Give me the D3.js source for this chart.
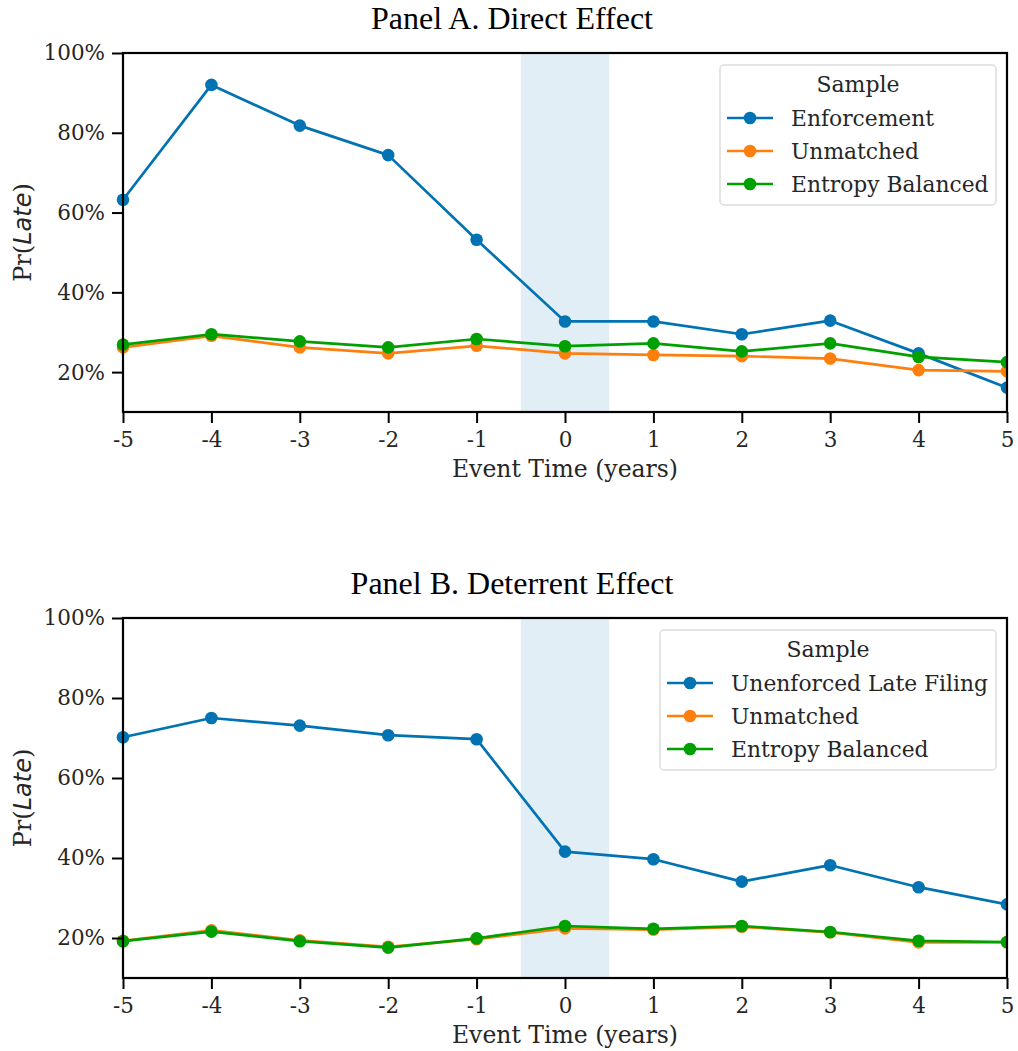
<!DOCTYPE html>
<html><head><meta charset="utf-8">
<script src="https://cdn.jsdelivr.net/npm/d3@7"></script>
<style>body{margin:0;background:#fff}</style>
</head><body>
<svg id="chart" width="1018" height="1051"></svg>
<script>
const eventTimes = [-5,-4,-3,-2,-1,0,1,2,3,4,5];
const yTicks = [0.2,0.4,0.6,0.8,1.0];

const panelATitle = "Panel A. Direct Effect";
const panelASeriesNames = ["Enforcement","Unmatched","Entropy Balanced"];
const panelAEnforcement = [0.632,0.920,0.818,0.744,0.532,0.327,0.327,0.295,0.329,0.247,0.161];
const panelAUnmatched   = [0.262,0.291,0.262,0.247,0.266,0.247,0.243,0.240,0.234,0.205,0.202];
const panelAEntropy     = [0.269,0.295,0.277,0.262,0.283,0.265,0.272,0.252,0.272,0.238,0.225];

const panelBTitle = "Panel B. Deterrent Effect";
const panelBSeriesNames = ["Unenforced Late Filing","Unmatched","Entropy Balanced"];
const panelBUnenforced = [0.702,0.750,0.731,0.707,0.697,0.416,0.397,0.341,0.382,0.327,0.284];
const panelBUnmatched  = [0.193,0.219,0.194,0.178,0.197,0.224,0.221,0.228,0.214,0.189,0.189];
const panelBEntropy    = [0.192,0.216,0.192,0.176,0.199,0.230,0.223,0.230,0.215,0.193,0.190];

const colors = ["#0173b2","#ff7f0e","#00a000"];
const svg = d3.select("#chart");
const textColor = "#262626";

function drawPanel(opt){
  const g = svg.append("g");
  const x = d3.scaleLinear().domain([-5,5]).range([opt.left, opt.right]);
  const y = d3.scaleLinear().domain([0.1,1.0]).range([opt.bottom, opt.top]);
  // title
  g.append("text").attr("x",(opt.left+opt.right)/2 - 53).attr("y",opt.titleY)
    .attr("text-anchor","middle").attr("font-family","'Liberation Serif','Times New Roman',serif")
    .attr("font-size",32).attr("fill","#000").text(opt.title);
  // shaded region
  g.append("rect").attr("x",x(-0.5)).attr("y",opt.top).attr("width",x(0.5)-x(-0.5))
    .attr("height",opt.bottom-opt.top).attr("fill","#e1eef6");
  // lines
  const line = d3.line().x((d,i)=>x(eventTimes[i])).y(d=>y(d));
  const clipId = "clip"+opt.id;
  svg.append("defs").append("clipPath").attr("id",clipId).append("rect")
    .attr("x",opt.left-8).attr("y",opt.top).attr("width",opt.right-opt.left+8).attr("height",opt.bottom-opt.top);
  const plot = g.append("g").attr("clip-path",`url(#${clipId})`);
  opt.series.forEach((s,k)=>{
    plot.append("path").datum(s).attr("d",line).attr("fill","none")
      .attr("stroke",colors[k]).attr("stroke-width",2.7).attr("stroke-linejoin","round");
    plot.selectAll(null).data(s).enter().append("circle")
      .attr("cx",(d,i)=>x(eventTimes[i])).attr("cy",d=>y(d)).attr("r",6.3).attr("fill",colors[k]);
  });
  // frame
  g.append("rect").attr("x",opt.left).attr("y",opt.top).attr("width",opt.right-opt.left)
    .attr("height",opt.bottom-opt.top).attr("fill","none").attr("stroke","#000").attr("stroke-width",2.2);
  // axes
  const xAxis = d3.axisBottom(x).tickValues(eventTimes).tickSize(11).tickPadding(4).tickFormat(d=>String(d));
  const xg = g.append("g").attr("transform",`translate(0,${opt.bottom})`).call(xAxis);
  const yAxis = d3.axisLeft(y).tickValues(yTicks).tickSize(11).tickPadding(7).tickFormat(d=>Math.round(d*100)+"%");
  const yg = g.append("g").attr("transform",`translate(${opt.left},0)`).call(yAxis);
  [xg,yg].forEach(a=>{
    a.select(".domain").remove();
    a.selectAll(".tick line").attr("stroke","#000").attr("stroke-width",2);
    a.selectAll(".tick text").attr("font-family","'DejaVu Serif',serif").attr("font-size",21.5).attr("fill",textColor);
  });
  xg.selectAll(".tick text").attr("dy","0.95em");
  // x label
  g.append("text").attr("x",(opt.left+opt.right)/2).attr("y",opt.bottom+65).attr("text-anchor","middle")
    .attr("font-family","'DejaVu Serif',serif").attr("font-size",23.5).attr("fill",textColor).text("Event Time (years)");
  // y label
  const yl = g.append("text").attr("transform",`translate(31,${(opt.top+opt.bottom)/2}) rotate(-90)`)
    .attr("text-anchor","middle").attr("font-family","'DejaVu Serif',serif").attr("font-size",24).attr("fill",textColor);
  yl.append("tspan").text("Pr(");
  yl.append("tspan").attr("font-family","'DejaVu Sans',sans-serif").attr("font-style","italic").text("Late");
  yl.append("tspan").text(")");
  // legend
  const L = opt.legend;
  g.append("rect").attr("x",L.x).attr("y",L.y).attr("width",L.w).attr("height",L.h).attr("rx",4)
    .attr("fill","#fff").attr("fill-opacity",0.85).attr("stroke","#dcdcdc").attr("stroke-width",1.5);
  g.append("text").attr("x",L.x+L.w/2).attr("y",L.y+27).attr("text-anchor","middle")
    .attr("font-family","'DejaVu Serif',serif").attr("font-size",22).attr("fill",textColor).text("Sample");
  opt.names.forEach((n,k)=>{
    const yy = L.y+53+k*33;
    g.append("line").attr("x1",L.x+7).attr("x2",L.x+53).attr("y1",yy).attr("y2",yy)
      .attr("stroke",colors[k]).attr("stroke-width",2.7);
    g.append("circle").attr("cx",L.x+30).attr("cy",yy).attr("r",6.3).attr("fill",colors[k]);
    g.append("text").attr("x",L.x+71).attr("y",yy+8).attr("font-family","'DejaVu Serif',serif")
      .attr("font-size",21.8).attr("fill",textColor).text(n);
  });
}

drawPanel({id:"A", title:panelATitle, titleY:29, left:123, right:1007, top:53, bottom:412,
  series:[panelAEnforcement,panelAUnmatched,panelAEntropy], names:panelASeriesNames,
  legend:{x:720,y:65,w:276,h:140}});
drawPanel({id:"B", title:panelBTitle, titleY:594, left:123, right:1007, top:618, bottom:978,
  series:[panelBUnenforced,panelBUnmatched,panelBEntropy], names:panelBSeriesNames,
  legend:{x:660,y:630,w:336,h:140}});
</script>
</body></html>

§ STATED PROBLEM
Pictures stay out. Print the data exactly, from its first line through the line containing "const yTicks = [0.2,0.4,0.6,0.8,1.0];".

§ REPLY TO THE EXERCISE
Give me the D3.js source for this chart.
<!DOCTYPE html>
<html><head><meta charset="utf-8">
<script src="https://cdn.jsdelivr.net/npm/d3@7"></script>
<style>body{margin:0;background:#fff}</style>
</head><body>
<svg id="chart" width="1018" height="1051"></svg>
<script>
const eventTimes = [-5,-4,-3,-2,-1,0,1,2,3,4,5];
const yTicks = [0.2,0.4,0.6,0.8,1.0];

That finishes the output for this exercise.